Sindrome hikikomori e internet
Infine, non si può parlare di sindrome hikikomori senza discutere di internet. Esiste uno stereotipo comune molto radicato che individua in internet il male che ha portato il ragazzo a non uscire di casa, troppo occupato a giocare ai videogiochi, a navigare sui social o a guardare le serie TV, che lo hanno reso dipendente e hanno fatto in modo che si disinteressasse alla vita. Si tratta di un errore percettivo largamente sovrastimato: in realtà solo il 30% degli hikikomori utilizza assiduamente internet per comunicare o informarsi (Ricci, 2008). Innegabilmente, però, quando il soggetto in ritiro utilizza la rete, si nota un grande investimento. Allora ci chiediamo: qual è il ruolo di internet all’interno della sindrome hikikomori?
Internet è, innanzitutto, un luogo dal potenziale narcisistico illimitato, poiché consente di manipolare totalmente il rapporto con l’altro, e dove il concetto di identità risulta ambiguo, personalizzabile e perfettibile. Si può scegliere chi essere tramite l’uso di pseudonimi, si può scegliere come comportarsi grazie all’anonimato, si può manipolare totalmente l’interazione con l’altro a seconda dei propri capricci, scegliendo le community che si vogliono frequentare, ma ad esempio anche tramite le opzioni di blocco o censura dell’utenza percepita antipatica. L’individuo in ritiro sociale si rifugia in un ecosistema che sostiene la dimensione dell’immaginario e, in qualità di soggetto narcisista, non sorprende il rifiuto e il timore di interfacciarsi con ciò che sta al di fuori della propria camera: il contatto col mondo esterno lo rispecchierebbe per la persona che veramente è, demolendo l’immagine narcisistica che egli cerca di preservare, potenzialmente esponendolo al rischio di mortificazione. Dall’altro lato, però, internet funge anche da mediatore tra la dimensione dell’immaginario, tipica del narcisismo, e la realtà che si trova direttamente oltre allo schermo. Previene cioè il crollo psicotico, mantenendo attive le capacità di simbolizzazione e facendo in modo che sussista un qualche tipo di rapporto col mondo offline. Internet viene anche usato come strumento di automedicazione. La rete è insomma una «incubatrice psichica virtuale, che consente di anestetizzare l’angoscia e la solitudine, mantenendo in vita la prospettiva di un possibile futuro, in questo momento non realizzabile, ma almeno in parte pensabile» (Andorno, Lancini, 2019).

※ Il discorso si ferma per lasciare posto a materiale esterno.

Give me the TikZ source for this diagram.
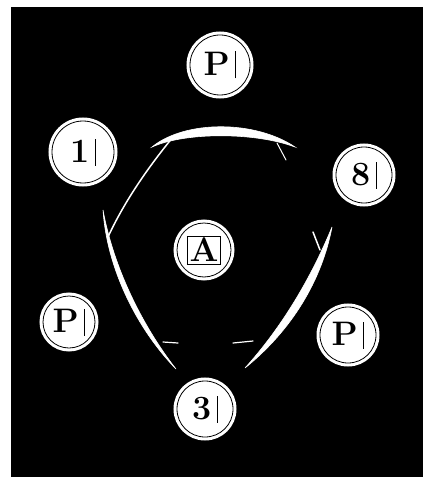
\documentclass[tikz,border=0pt]{standalone}
\begin{document}
\begin{tikzpicture}[x=1pt,y=-1pt,
  coin/.style={circle, fill=white, draw=black, line width=0.8pt,
    preaction={draw=white, line width=7pt}, minimum size=#1, inner sep=0pt,
    font=\rmfamily\bfseries\fontsize{34}{34}\selectfont},
  stroke/.style={white, line width=1.5pt, line cap=round},
  blade/.style={fill=white, draw=white, line width=0.6pt}]
\useasboundingbox (0,0) rectangle (429,481);
\fill[white] (0,0) rectangle (429,481);
\fill[black] (11,7) rectangle (423,477);
\newcommand{\vb}{\,\rule[-3pt]{0.9pt}{27pt}}
% curved blades
\path[blade] (152,147) .. controls (185,120) and (255,120) .. (295,147)
             .. controls (255,132) and (185,132) .. cycle;
\draw[stroke] (173,137) .. controls (150,165) and (125,200) .. (108,237);
\draw[stroke, line width=1pt] (277,143) -- (286,160);
\path[blade] (103,210) .. controls (107,270) and (138,330) .. (176,369)
             .. controls (144,328) and (114,270) .. cycle;
\path[blade] (332,227) .. controls (322,280) and (292,330) .. (245,368)
             .. controls (282,327) and (311,278) .. cycle;
\draw[stroke] (313,232) -- (320,250);
\draw[stroke, line width=1.2pt] (163,342) -- (178,343);
\draw[stroke, line width=1.2pt] (233,343) -- (253,341);
% coins
\node[coin=60] (ptop) at (220,65) {P\vb};
\node[coin=62] (one) at (83,152) {1\vb};
\node[coin=56] (eight) at (364,175) {8\vb};
\node[coin=54] (a) at (204,250) {\setlength{\fboxsep}{2pt}\setlength{\fboxrule}{0.6pt}\fbox{A}};
\node[coin=52] (pleft) at (69,322) {P\vb};
\node[coin=56] (pright) at (348,335) {P\vb};
\node[coin=56] (three) at (205,409) {3\vb};
\end{tikzpicture}
\end{document}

Internet rappresenta, inoltre, un oggetto transizionale digitale (Buday, 2019). Nella teoria psicoanalitica, l’oggetto transizionale è un oggetto fisico sul quale il soggetto ha molto controllo, e che il bambino esperisce come appartenente ad un’area intermedia tra il Sé e il non Sé, che ha il compito di favorire l’esplorazione dell’ambiente (Blos, 1962; Winnicott, 1953, 1971). I fenomeni transizionali sono propri dell’infanzia, ma ricompaiono nei periodi di grandi cambiamenti, come l’adolescenza. Se l’oggetto transizionale dell’adolescente di una volta era rappresentato da un diario personale pieno di dediche e firme degli amici, l’oggetto transizionale dell’adolescente moderno è rappresentato da internet: si pensi ai profili personalizzabili dei social network, dove si possono condividere foto e stati con gli amici, o ad alcuni videogiochi come Minecraft, che permettono al giovane di diventare un architetto che ha il completo controllo su un mondo virtuale.